SET PROBLEM ::
Work out the number of lines containing "with". Give that number alone.

INFORMATION SHOWN ::
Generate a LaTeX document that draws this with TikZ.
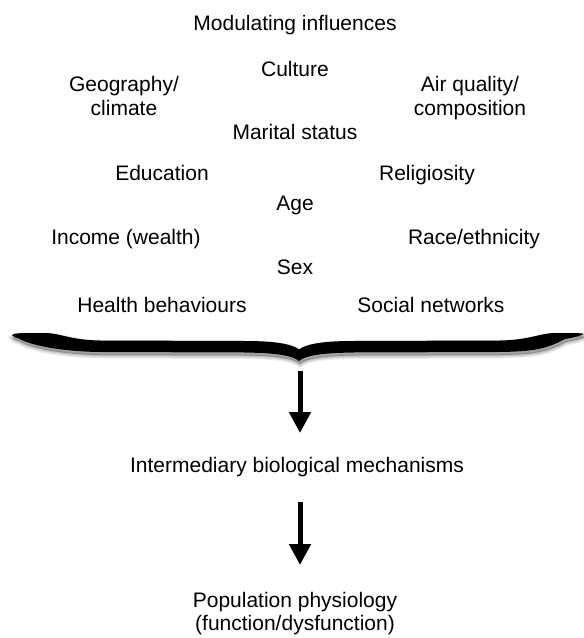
\documentclass[tikz,border=0pt]{standalone}
\usepackage{fontspec}
\setmainfont{Liberation Sans}
\usetikzlibrary{arrows.meta}
\tikzset{
  lbl/.style={anchor=base, inner sep=0pt, align=center, font=\fontsize{21bp}{23.5bp}\selectfont},
  bigarrow/.style={line width=5bp, -{Triangle[width=21bp,length=21bp]}},
  bracepath/.style={insert path={
    (12,335) .. controls (14,333) and (20,333) .. (45,333)
    .. controls (60,333) and (70,340) .. (100,340.5) -- (245,341)
    .. controls (275,341) and (292,344) .. (299,349.5)
    .. controls (306,344) and (323,341) .. (353,341) -- (500,340.5)
    .. controls (530,340) and (540,333) .. (555,333)
    .. controls (575,333) and (582,333) .. (584,334)
    .. controls (580,336) and (572,338) .. (565,339)
    .. controls (545,350) and (530,351.5) .. (500,352) -- (353,352.5)
    .. controls (325,353) and (306,355) .. (299,361)
    .. controls (292,355) and (273,353) .. (245,352.5) -- (100,352)
    .. controls (60,351.5) and (30,345) .. (20,339)
    .. controls (15,337) and (12,336) .. cycle}}
}
\begin{document}
\begin{tikzpicture}[x=1bp,y=-1bp]
\useasboundingbox (0,0) rectangle (584,638);
% text
\node[lbl] (mod) at (295,31) {Modulating influences};
\node[lbl] (cult) at (295,77) {Culture};
\node[lbl] (geo) at (124,115.5) {Geography/\\climate};
\node[lbl] (air) at (470,115.5) {Air quality/\\composition};
\node[lbl] (mar) at (295,140) {Marital status};
\node[lbl] (edu) at (162,181) {Education};
\node[lbl] (rel) at (427,181) {Religiosity};
\node[lbl] (age) at (295,210) {Age};
\node[lbl] (inc) at (126,244) {Income (wealth)};
\node[lbl] (race) at (474,244) {Race/ethnicity};
\node[lbl] (sex) at (295,274) {Sex};
\node[lbl] (hb) at (162,312) {Health behaviours};
\node[lbl] (sn) at (431,312) {Social networks};
\node[lbl] (inter) at (297,472) {Intermediary biological mechanisms};
\node[lbl] (pop) at (295,630.5) {Population physiology\\(function/dysfunction)};
% brace with soft shadow
\foreach \w in {7,5,3,1.5}{
  \filldraw[black, fill opacity=0.07, draw opacity=0.07, line width=\w bp, xshift=1bp, yshift=-3bp, bracepath];
}
\fill[black, bracepath];
\coordinate (bracetip) at (299,361);
% arrows
\coordinate (a1s) at (300,371);
\coordinate (a1e) at (300,433);
\coordinate (a2s) at (300,502);
\coordinate (a2e) at (300,565);
\draw[bigarrow] (a1s) -- (a1e);
\draw[bigarrow] (a2s) -- (a2e);
\end{tikzpicture}
\end{document}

ANSWER TO THIS TASK ::
2